Wenn man Krugs Original und Schranks Stück nacheinander hört, wird schön deutlich, wie fast alle Künstler*innen an die Musik Krugs herangehen. Nämlich in Form einer Aneignung des Stücks und Übertragung in den eigenen Soundkosmos und damit auch mit einer Interpretation von Manfred Krugs eigentlich dünner, aber doch fröhlich variantenreicher Stimme. Viel verändert sich, der Geist des Stücks aber bleibt erhalten. Bei Krug dominieren ein Frauenchor und aufgekratzte Streicher. Bei Stefanie Schrank wird das Stück zu einem schön entrückten Ambient-Schlager.
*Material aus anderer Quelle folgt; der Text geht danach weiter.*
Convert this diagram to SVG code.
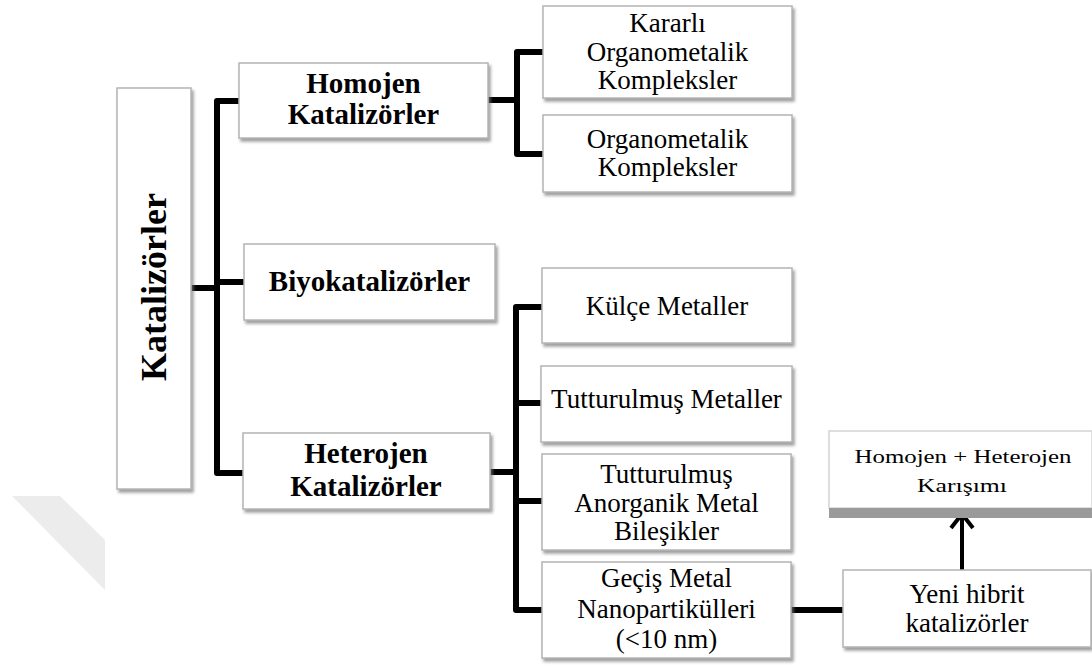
<svg xmlns="http://www.w3.org/2000/svg" width="1092" height="666" viewBox="0 0 1092 666">
<style>
.box{fill:#fff;stroke:#b4b4b4;stroke-width:1.5;filter:url(#sh)}
.b{font-family:"Liberation Serif","Times New Roman",serif;font-weight:bold;font-size:29px;fill:#000;text-anchor:middle}
.r{font-family:"Liberation Serif","Times New Roman",serif;font-size:27px;fill:#000;text-anchor:middle}
.s{font-family:"Liberation Serif","Times New Roman",serif;font-size:18px;fill:#000;text-anchor:middle}
.ln{fill:none;stroke:#000;stroke-width:6;stroke-linejoin:round;stroke-linecap:butt}
</style>
<defs>
<filter id="sh" x="-10%" y="-10%" width="130%" height="140%">
<feDropShadow dx="2" dy="3" stdDeviation="1.5" flood-color="#777" flood-opacity="0.7"/>
</filter>
</defs>
<rect width="1092" height="666" fill="#fff"/>
<polygon points="12,496 60,496 105,540 105,590" fill="#ececec"/>

<g id="connectors">
<path class="ln" d="M191,288 H217"/>
<path class="ln" d="M239,101 H217 V473 H243"/>
<path class="ln" d="M217,282 H244"/>
<path class="ln" d="M488,100 H517"/>
<path class="ln" d="M543,52 H517 V154 H543"/>
<path class="ln" d="M490,472 H516"/>
<path class="ln" d="M542,307 H516 V610 H542"/>
<path class="ln" d="M516,403 H541"/>
<path class="ln" d="M516,501 H542"/>
<path class="ln" d="M791,610 H843"/>
<path fill="none" stroke="#000" stroke-width="4" d="M962,570 V514"/>
<path fill="none" stroke="#000" stroke-width="4" stroke-linejoin="miter" d="M951,528 L962,514 L973,528"/>
</g>

<g id="katalizorler">
<rect class="box" x="117" y="88" width="74" height="401"/>
<text class="b" style="font-size:36px" transform="translate(166,287) rotate(-90)">Katalizörler</text>
</g>
<g id="homojen">
<rect class="box" x="239" y="63" width="249" height="75"/>
<text class="b" x="363.5" y="93">Homojen</text>
<text class="b" x="363.5" y="124">Katalizörler</text>
</g>
<g id="biyo">
<rect class="box" x="244" y="244" width="251" height="76"/>
<text class="b" x="369.5" y="291">Biyokatalizörler</text>
</g>
<g id="heterojen">
<rect class="box" x="243" y="433" width="247" height="76"/>
<text class="b" x="366" y="463">Heterojen</text>
<text class="b" x="366" y="496">Katalizörler</text>
</g>
<g id="kararli">
<rect class="box" x="543" y="6" width="249" height="92"/>
<text class="r" x="667.5" y="32">Kararlı</text>
<text class="r" x="667.5" y="60.5">Organometalik</text>
<text class="r" x="667.5" y="89">Kompleksler</text>
</g>
<g id="organometalik">
<rect class="box" x="543" y="115" width="249" height="77"/>
<text class="r" x="667.5" y="148">Organometalik</text>
<text class="r" x="667.5" y="176">Kompleksler</text>
</g>
<g id="kulce">
<rect class="box" x="542" y="268" width="250" height="75"/>
<text class="r" x="667" y="315">Külçe Metaller</text>
</g>
<g id="tutturulmus">
<rect class="box" x="541" y="366" width="251" height="76"/>
<text class="r" x="666.5" y="408">Tutturulmuş Metaller</text>
</g>
<g id="anorganik">
<rect class="box" x="542" y="454" width="249" height="96"/>
<text class="r" x="666.5" y="483">Tutturulmuş</text>
<text class="r" x="666.5" y="512">Anorganik Metal</text>
<text class="r" x="666.5" y="540">Bileşikler</text>
</g>
<g id="gecis">
<rect class="box" x="542" y="562" width="249" height="96"/>
<text class="r" x="666.5" y="587">Geçiş Metal</text>
<text class="r" x="666.5" y="618">Nanopartikülleri</text>
<text class="r" x="666.5" y="648">(&lt;10 nm)</text>
</g>
<g id="yeni">
<rect class="box" x="843" y="570" width="248" height="77"/>
<text class="r" x="967" y="603">Yeni hibrit</text>
<text class="r" x="967" y="632">katalizörler</text>
</g>
<g id="karisim">
<rect x="829" y="431" width="263" height="77" fill="#fff" stroke="#d4d4d4" stroke-width="1.5"/>
<rect x="829" y="508" width="263" height="10" fill="#9a9a9a"/>
<text class="s" x="963" y="463" textLength="217" lengthAdjust="spacingAndGlyphs">Homojen + Heterojen</text>
<text class="s" x="962" y="492" textLength="90" lengthAdjust="spacingAndGlyphs">Karışımı</text>
</g>
</svg>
Überhaupt sind auf »Das schöne Leben des Herrn K.« überwiegend Künstlerinnen zu hören, die eine sehr eigene Musik entwickelt haben, die trotzdem sehr zugänglich ist, unter dem Radar der geneigten Massen aber eher durchfliegt. Zum Beispiel Resi Reiner, Masha Qrella, Lisa Who, Maike Rosa Vogel und Charlotte Brandi.

Brandi hat sich dann auch zielsicher das Stück ausgesucht, das zu ihrer eigenen Musik passt. »Niemand liebt dich so wie ich«, bei Krug ein schmissiges Duett über Eifersucht und Exklusivität, bei Brandi wird das Stück dann verlangsamt und tiefer gelegt, Sie singt ein paar Stufen weiter unten als Krug. Und das fröhliche Chanson klingt mit einem Mal vollkommen unbedingt: »All mein Leben/ All mein Lieben/ Nimm es hin«.

»Das schöne Leben des Herrn K.« ist eine wunderschöne Herbstplatte.